While American Apparel Inc. explores the possibility of a sale, it has a new legal headache on its hands.
Attorney Keith Fink filed a lawsuit this week in Los Angeles Superior Court against the company on behalf of two former, longtime factory workers, Jeremias Pablo and Rene Ramos. Pablo oversaw sewing operations and Ramos was the sewing supervisor. They alleged wrongful termination, failure to pay overtime and retaliation for expressing concerns about working conditions and discrimination among other charges.
The issues appeared to have arisen from events on Feb. 26 when a work stoppage occurred following a meeting that included Pablo and Ramos and other supervisors to discuss safety issues at the factory. The complaint alleged that the work stoppage was born out of workers’ frustration over the removal of stitch guards on sewing machines. Pablo and Ramos, according to the complaint, were then fired “several hours later” and alleged the two were “terminated in retaliation for their complaints of racial/national origin discrimination and/or complaints of unsafe working conditions.”
“Despite repeatedly complimenting Pablo and Ramos on their performance over the years, these model employees were abruptly terminated for ‘substandard work’ — a reason inconsistent not only with their employment history, but also with what they were told in-person by HR director Craig Simmons,” the court document said.
A spokeswoman for the company declined comment on the matter.
The lawsuit is the latest in a series of legal tangles that have involved American Apparel. Fink is also the attorney for Dov Charney, who founded the company.
Charney was dismissed from the company in late 2014 and spent much of 2015, along with a cadre of supporters, trying to get reinstated at the company he founded. The year was marked with a series of protests outside of headquarters, attempts to unionize by factory workers and a raft of litigation lodged by Charney and former workers against certain members of the board and hedge fund Standard General.
The next chapter for American Apparel is unclear, now that it has hired Houlihan Lokey to sell the Los Angeles-based firm. The sale effort comes just six months after the company exited bankruptcy proceedings.
One source raised the specter of Chapter 22 bankruptcy — when companies who have exited bankruptcy head back in for their second tour of duty — should the company be unable to ink a deal. “I think the pressure’s on,” this individual said, adding the latest revenue target for the business is not expected to clear $350 million. An American Apparel spokeswoman, reached Thursday, declined to comment on the figure or if the company’s financial performance is expected to be in line with the forecast provided in its bankruptcy disclosure statement.
The company had said in that document it expected sales for first-quarter 2016 to come in at $120.8 million followed by a total of $396.3 million for the remainder of the year when it expected, at the time, to have emerged from bankruptcy.
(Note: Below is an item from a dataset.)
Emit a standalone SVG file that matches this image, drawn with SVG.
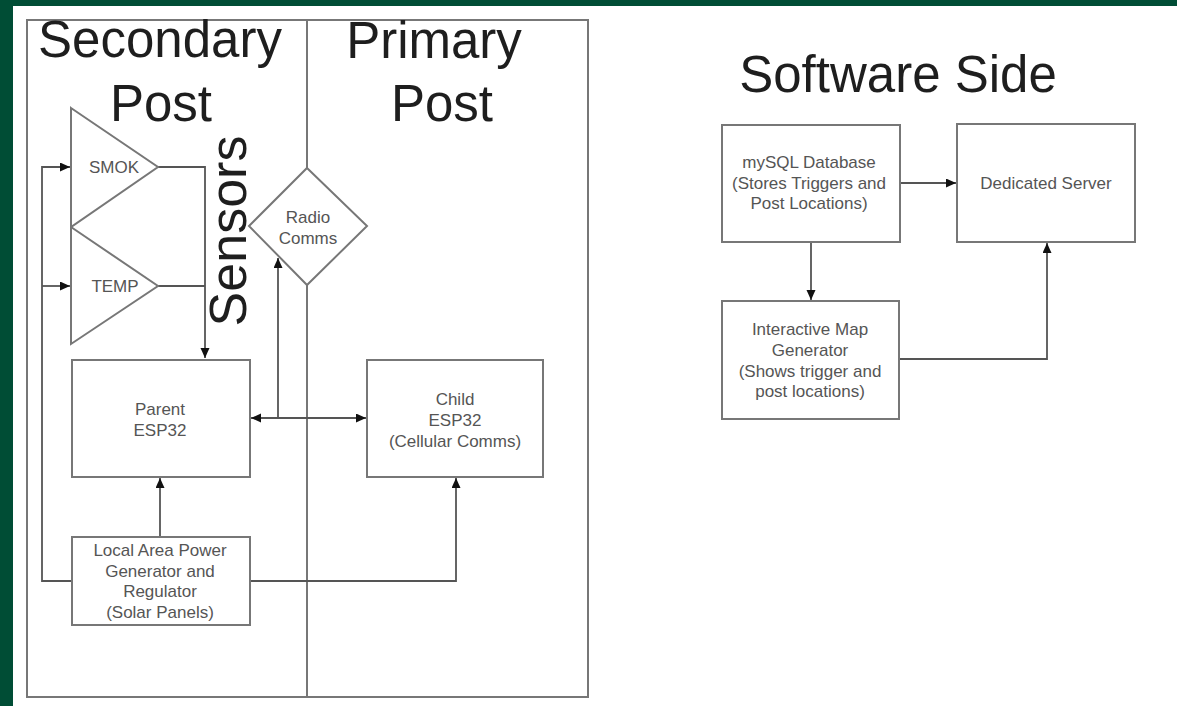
<svg xmlns="http://www.w3.org/2000/svg" width="1177" height="706" viewBox="0 0 1177 706">
<defs>
<marker id="arr" markerUnits="userSpaceOnUse" markerWidth="12" markerHeight="10" refX="10" refY="4.5" orient="auto-start-reverse" viewBox="0 0 12 10">
<path d="M0,0 L10,4.5 L0,9 Z" fill="#111"/>
</marker>
<style>
.box{fill:#fff;stroke:#777;stroke-width:2}
.con{fill:none;stroke:#555;stroke-width:1.8}
.lbl{font-family:"Liberation Sans",Arial,sans-serif;font-size:17px;fill:#555;text-anchor:middle}
.ttl{font-family:"Liberation Sans",Arial,sans-serif;font-size:51px;fill:#1e1e1e;text-anchor:middle}
</style>
</defs>
<rect x="0" y="0" width="1177" height="706" fill="#fff"/>
<rect x="0" y="0" width="1177" height="6" fill="#004d35"/>
<rect x="0" y="0" width="13" height="706" fill="#004d35"/>

<g id="frame">
<rect x="27" y="20" width="561" height="677" fill="none" stroke="#777" stroke-width="2"/>
<line x1="307" y1="20" x2="307" y2="168" stroke="#777" stroke-width="2"/>
<line x1="307" y1="285" x2="307" y2="697" stroke="#777" stroke-width="2"/>
</g>

<g id="titles">
<text class="ttl" x="160" y="57">Secondary</text>
<text class="ttl" x="161" y="121">Post</text>
<text class="ttl" x="434" y="58">Primary</text>
<text class="ttl" x="442" y="121">Post</text>
<text class="ttl" x="898" y="92">Software Side</text>
<text class="ttl" x="0" y="0" font-size="52" transform="translate(246,231) rotate(-90)" style="font-size:52px">Sensors</text>
</g>

<g id="connectors">
<polyline class="con" points="72,581 42,581 42,167 70,167" marker-end="url(#arr)"/>
<polyline class="con" points="42,286 70,286" marker-end="url(#arr)"/>
<polyline class="con" points="158,167 205,167 205,358" marker-end="url(#arr)"/>
<polyline class="con" points="158,286 205,286"/>
<line class="con" x1="251" y1="418" x2="366" y2="418" marker-start="url(#arr)" marker-end="url(#arr)"/>
<polyline class="con" points="278,418 278,258" marker-end="url(#arr)"/>
<polyline class="con" points="160,537 160,478" marker-end="url(#arr)"/>
<polyline class="con" points="250,581 456,581 456,478" marker-end="url(#arr)"/>
<polyline class="con" points="900,183 956,183" marker-end="url(#arr)"/>
<polyline class="con" points="811,242 811,300" marker-end="url(#arr)"/>
<polyline class="con" points="900,359 1047,359 1047,243" marker-end="url(#arr)"/>
</g>

<g id="smok">
<polygon class="box" points="71,108 158,167 71,227" fill="none"/>
<text class="lbl" x="114" y="173">SMOK</text>
</g>
<g id="temp">
<polygon class="box" points="71,227 158,286 71,344" fill="none"/>
<text class="lbl" x="115" y="292">TEMP</text>
</g>

<g id="radio">
<polygon class="box" points="307,168 367,226 307,285 249,226"/>
<text class="lbl" x="308" y="223">Radio</text>
<text class="lbl" x="308" y="244">Comms</text>
</g>

<g id="parent">
<rect class="box" x="72" y="360" width="178" height="117"/>
<text class="lbl" x="160" y="415">Parent</text>
<text class="lbl" x="160" y="436">ESP32</text>
</g>

<g id="child">
<rect class="box" x="367" y="360" width="176" height="117"/>
<text class="lbl" x="455" y="405">Child</text>
<text class="lbl" x="455" y="426">ESP32</text>
<text class="lbl" x="455" y="447">(Cellular Comms)</text>
</g>

<g id="power">
<rect class="box" x="72" y="537" width="178" height="88"/>
<text class="lbl" x="160" y="556">Local Area Power</text>
<text class="lbl" x="160" y="577">Generator and</text>
<text class="lbl" x="160" y="597">Regulator</text>
<text class="lbl" x="160" y="618">(Solar Panels)</text>
</g>

<g id="mysql">
<rect class="box" x="722" y="125" width="178" height="117"/>
<text class="lbl" x="809" y="168">mySQL Database</text>
<text class="lbl" x="809" y="189">(Stores Triggers and</text>
<text class="lbl" x="809" y="209">Post Locations)</text>
</g>

<g id="server">
<rect class="box" x="957" y="124" width="178" height="118"/>
<text class="lbl" x="1046" y="189">Dedicated Server</text>
</g>

<g id="map">
<rect class="box" x="722" y="301" width="177" height="118"/>
<text class="lbl" x="810" y="335">Interactive Map</text>
<text class="lbl" x="810" y="356">Generator</text>
<text class="lbl" x="810" y="377">(Shows trigger and</text>
<text class="lbl" x="810" y="397">post locations)</text>
</g>
</svg>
The big question is who would buy it, although sources said it’s being pitched to the “usual suspects.” And while just who will get to see the “book,” is unclear, one should expect the list to include private equity firms.
The brand is still said to have some appeal in the marketplace. And brands that have operating issues, but still have some resonance for the consumer, are ideal for many of the brand management firms out there.
Kathy Gersch, executive vice president and chief marketing officer of leadership consulting firm Kotter International, said, “I think that through its trials and tribulations, the company has lost focus of the brand in the marketplace and where it should be positioned relative to its competitors. But because it’s still got the business and customers, it can be repositioned with the right team and communication to the marketplace.”
Gersch said the executive team at American Apparel can help with the sale by generating excitement internally among the employees — to keep morale up — about the opportunities that could come with a sale of the company, such as reinventing the model to appeal to Millennial shoppers.
“Ultimately a sale of the company will come down to pricing, and ultimately to brand equity in the marketplace. The issues American Apparel has are fixable,” Gersch said.
Whether Charney still sees value in acquiring the business and merging it with a new Los Angeles-area venture he’s looking to launch in the coming months remains to be seen. The American Apparel founder went in on a $300 million bid for the company in January with Hagan Capital Group and Silver Creek Capital Partners.
Charney confirmed to WWD he has not been approached by anyone about a possible deal and appeared on the fence about his interest.
“I would say I would have to see. They crashed the company. They destroyed it,” he said of whether he would try his hand at another bid.
Chad Hagan, chief executive officer of Hagan Capital, confirmed to WWD he is still working with Charney.
“It looks like we were mark-on with our assessments of the management and the strategies behind the business, but at this point we have not yet reached out to Houlihan,” Hagan said.
The last valuation on the company, based on research conducted by Moelis & Co. in October, pegged the value at $180 million to $270 million. The bid could likely be lower if the business has indeed deteriorated.